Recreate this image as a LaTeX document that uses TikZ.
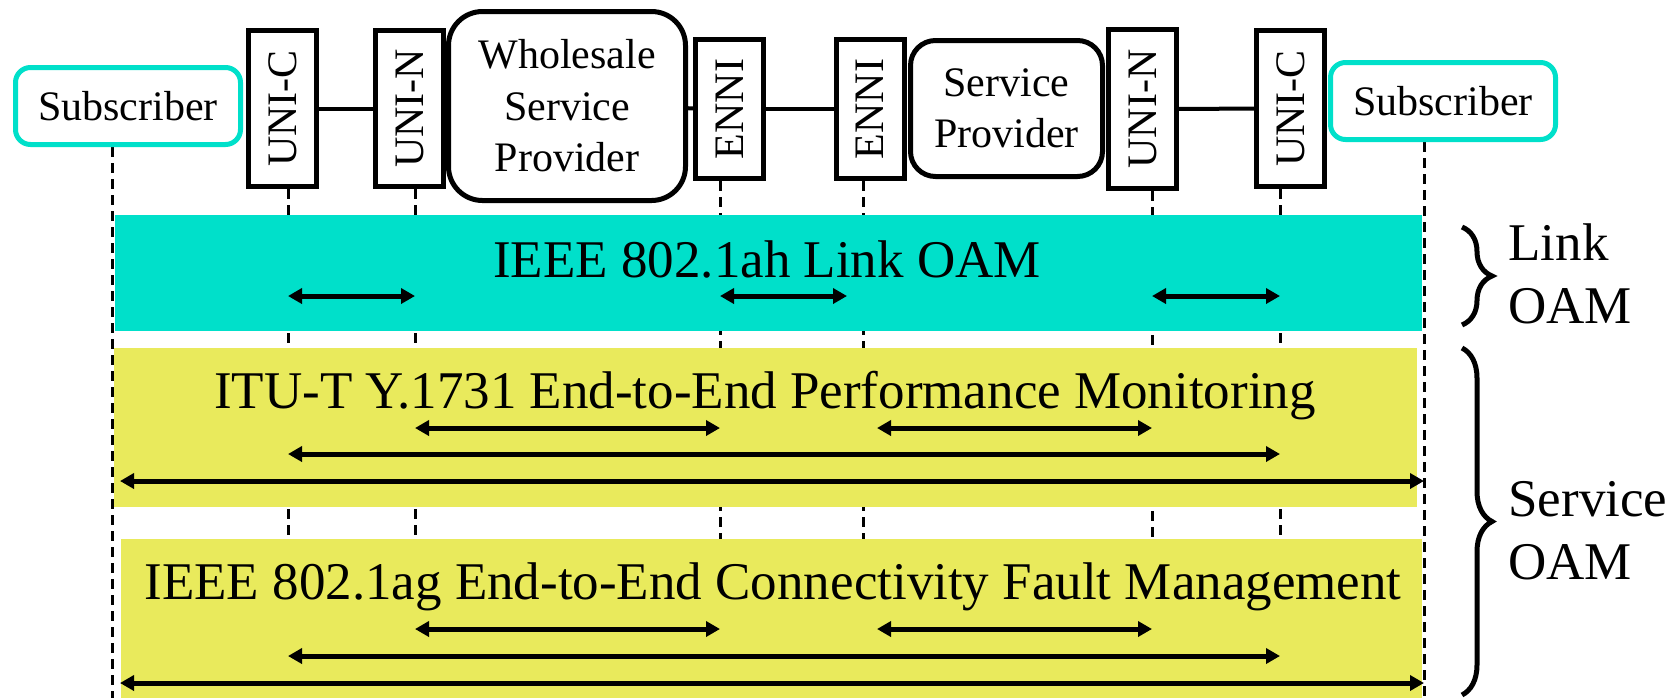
\documentclass[tikz,border=0pt]{standalone}
\usepackage{fontspec}
\setmainfont{Liberation Serif}
\usepackage{graphicx}
\usetikzlibrary{
    arrows.meta,
    decorations.pathreplacing
}
\definecolor{linkTeal}{RGB}{0, 224, 202}
\definecolor{serviceYellow}{RGB}{233, 234, 92}

\begin{document}
\begin{tikzpicture}[x=0.5pt, y=-0.5pt,
    boxfont/.style={font=\fontsize{21}{25.75}\selectfont},
    bigfont/.style={font=\fontsize{26.5}{31.5}\selectfont},
    subscriber/.style={draw=linkTeal, line width=2.5pt, rounded corners=7.5pt, fill=white, boxfont, minimum width=112.5pt, minimum height=38.5pt, inner sep=0pt},
    iface/.style={draw, line width=2.5pt, fill=white, boxfont, minimum width=34pt, inner sep=0pt},
    provider/.style={draw, line width=2.5pt, fill=white, boxfont, align=center, inner sep=0pt},
    wire/.style={line width=2pt},
    guide/.style={line width=1.5pt, dash pattern=on 5pt off 3pt},
    span/.style={{Triangle[length=7pt, width=7.5pt]}-{Triangle[length=7pt, width=7.5pt]}, line width=2.5pt},
    bandtext/.style={bigfont, anchor=base, inner sep=0pt},
    sidetext/.style={bigfont, anchor=west, align=left, inner sep=0pt},
    oambrace/.style={decorate, decoration={brace, amplitude=15pt}, line width=2.5pt}
]
    \useasboundingbox (0, 0) rectangle (1671, 698);

    % Guide lines
    \coordinate (bottom) at (0, 698);
    \coordinate (gSubL) at (112, 147);
    \coordinate (gUniCL) at (288, 189);
    \coordinate (gUniNL) at (415, 189);
    \coordinate (gEnniA) at (720, 181);
    \coordinate (gEnniB) at (863, 181);
    \coordinate (gUniNR) at (1152, 191);
    \coordinate (gUniCR) at (1280, 189);
    \coordinate (gSubR) at (1424, 142);
    \foreach \g in {gSubL, gUniCL, gUniNL, gEnniA, gEnniB, gUniNR, gUniCR, gSubR}
        \draw[guide] (\g) -- (\g |- bottom);

    % Bands
    \fill[linkTeal] (115, 215) rectangle (1422, 331);
    \fill[serviceYellow] (114, 348) rectangle (1417, 507);
    \fill[serviceYellow] (121, 539) rectangle (1422, 698);

    \node[bandtext] (lnkText) at (767, 277) {IEEE 802.1ah Link OAM};
    \node[bandtext] (pmText) at (765, 408) {ITU-T Y.1731 End-to-End Performance Monitoring};
    \node[bandtext] (cfmText) at (773, 599) {IEEE 802.1ag End-to-End Connectivity Fault Management};

    % Spans
    \coordinate (rLink) at (0, 296);
    \coordinate (rPmA) at (0, 428);
    \coordinate (rPmB) at (0, 454);
    \coordinate (rPmC) at (0, 481);
    \coordinate (rCfA) at (0, 629);
    \coordinate (rCfB) at (0, 656);
    \coordinate (rCfC) at (0, 683);
    \coordinate (eInL) at (847, 0);
    \coordinate (eInR) at (877, 0);
    \coordinate (eFarL) at (120, 0);
    \foreach \a/\b/\r in {gUniCL/gUniNL/rLink, gEnniA/eInL/rLink, gUniNR/gUniCR/rLink,
                          gUniNL/gEnniA/rPmA, eInR/gUniNR/rPmA, gUniCL/gUniCR/rPmB, eFarL/gSubR/rPmC,
                          gUniNL/gEnniA/rCfA, eInR/gUniNR/rCfA, gUniCL/gUniCR/rCfB, eFarL/gSubR/rCfC}
        \draw[span] (\a |- \r) -- (\b |- \r);

    % Braces
    \draw[oambrace] (1462, 227) -- (1462, 325);
    \draw[oambrace] (1462, 348) -- (1462, 695);
    \node[sidetext] (lnkSide) at (1508, 274) {Link\\OAM};
    \node[sidetext] (svcSide) at (1508, 531) {Service\\OAM};

    % Network
    \node[subscriber] (subL) at (128, 106) {Subscriber};
    \node[iface, minimum height=78pt] (uniCL) at (282.5, 108.5) {\rotatebox{90}{UNI-C}};
    \node[iface, minimum height=78pt] (uniNL) at (409.5, 108.5) {\rotatebox{90}{UNI-N}};
    \node[provider, rounded corners=17pt, minimum width=118.5pt, minimum height=94.5pt] (wsp) at (567, 106) {Wholesale\\Service\\Provider};
    \node[iface, minimum height=69.5pt] (enniA) at (729.5, 109) {\rotatebox{90}{ENNI}};
    \node[iface, minimum height=69.5pt] (enniB) at (870, 109) {\rotatebox{90}{ENNI}};
    \node[provider, rounded corners=12.5pt, minimum width=96pt, minimum height=68pt] (sp) at (1006.5, 108.5) {Service\\Provider};
    \node[iface, minimum height=79.5pt] (uniNR) at (1142.5, 109) {\rotatebox{90}{UNI-N}};
    \node[iface, minimum height=78pt] (uniCR) at (1290.5, 108.5) {\rotatebox{90}{UNI-C}};
    \node[subscriber] (subR) at (1443, 101) {Subscriber};

    \draw[wire] (uniCL) -- (uniNL);
    \draw[wire] (wsp) -- (enniA);
    \draw[wire] (enniA) -- (enniB);
    \draw[wire] (uniNR) -- (uniCR);
\end{tikzpicture}
\end{document}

### Task
Skip the pictures, please, and transcribe only the lines from the beginning of the material through the one that contains "(\g |- bottom);".

### Exercise response
Recreate this image as a LaTeX document that uses TikZ.
\documentclass[tikz,border=0pt]{standalone}
\usepackage{fontspec}
\setmainfont{Liberation Serif}
\usepackage{graphicx}
\usetikzlibrary{
    arrows.meta,
    decorations.pathreplacing
}
\definecolor{linkTeal}{RGB}{0, 224, 202}
\definecolor{serviceYellow}{RGB}{233, 234, 92}

\begin{document}
\begin{tikzpicture}[x=0.5pt, y=-0.5pt,
    boxfont/.style={font=\fontsize{21}{25.75}\selectfont},
    bigfont/.style={font=\fontsize{26.5}{31.5}\selectfont},
    subscriber/.style={draw=linkTeal, line width=2.5pt, rounded corners=7.5pt, fill=white, boxfont, minimum width=112.5pt, minimum height=38.5pt, inner sep=0pt},
    iface/.style={draw, line width=2.5pt, fill=white, boxfont, minimum width=34pt, inner sep=0pt},
    provider/.style={draw, line width=2.5pt, fill=white, boxfont, align=center, inner sep=0pt},
    wire/.style={line width=2pt},
    guide/.style={line width=1.5pt, dash pattern=on 5pt off 3pt},
    span/.style={{Triangle[length=7pt, width=7.5pt]}-{Triangle[length=7pt, width=7.5pt]}, line width=2.5pt},
    bandtext/.style={bigfont, anchor=base, inner sep=0pt},
    sidetext/.style={bigfont, anchor=west, align=left, inner sep=0pt},
    oambrace/.style={decorate, decoration={brace, amplitude=15pt}, line width=2.5pt}
]
    \useasboundingbox (0, 0) rectangle (1671, 698);

    % Guide lines
    \coordinate (bottom) at (0, 698);
    \coordinate (gSubL) at (112, 147);
    \coordinate (gUniCL) at (288, 189);
    \coordinate (gUniNL) at (415, 189);
    \coordinate (gEnniA) at (720, 181);
    \coordinate (gEnniB) at (863, 181);
    \coordinate (gUniNR) at (1152, 191);
    \coordinate (gUniCR) at (1280, 189);
    \coordinate (gSubR) at (1424, 142);
    \foreach \g in {gSubL, gUniCL, gUniNL, gEnniA, gEnniB, gUniNR, gUniCR, gSubR}
        \draw[guide] (\g) -- (\g |- bottom);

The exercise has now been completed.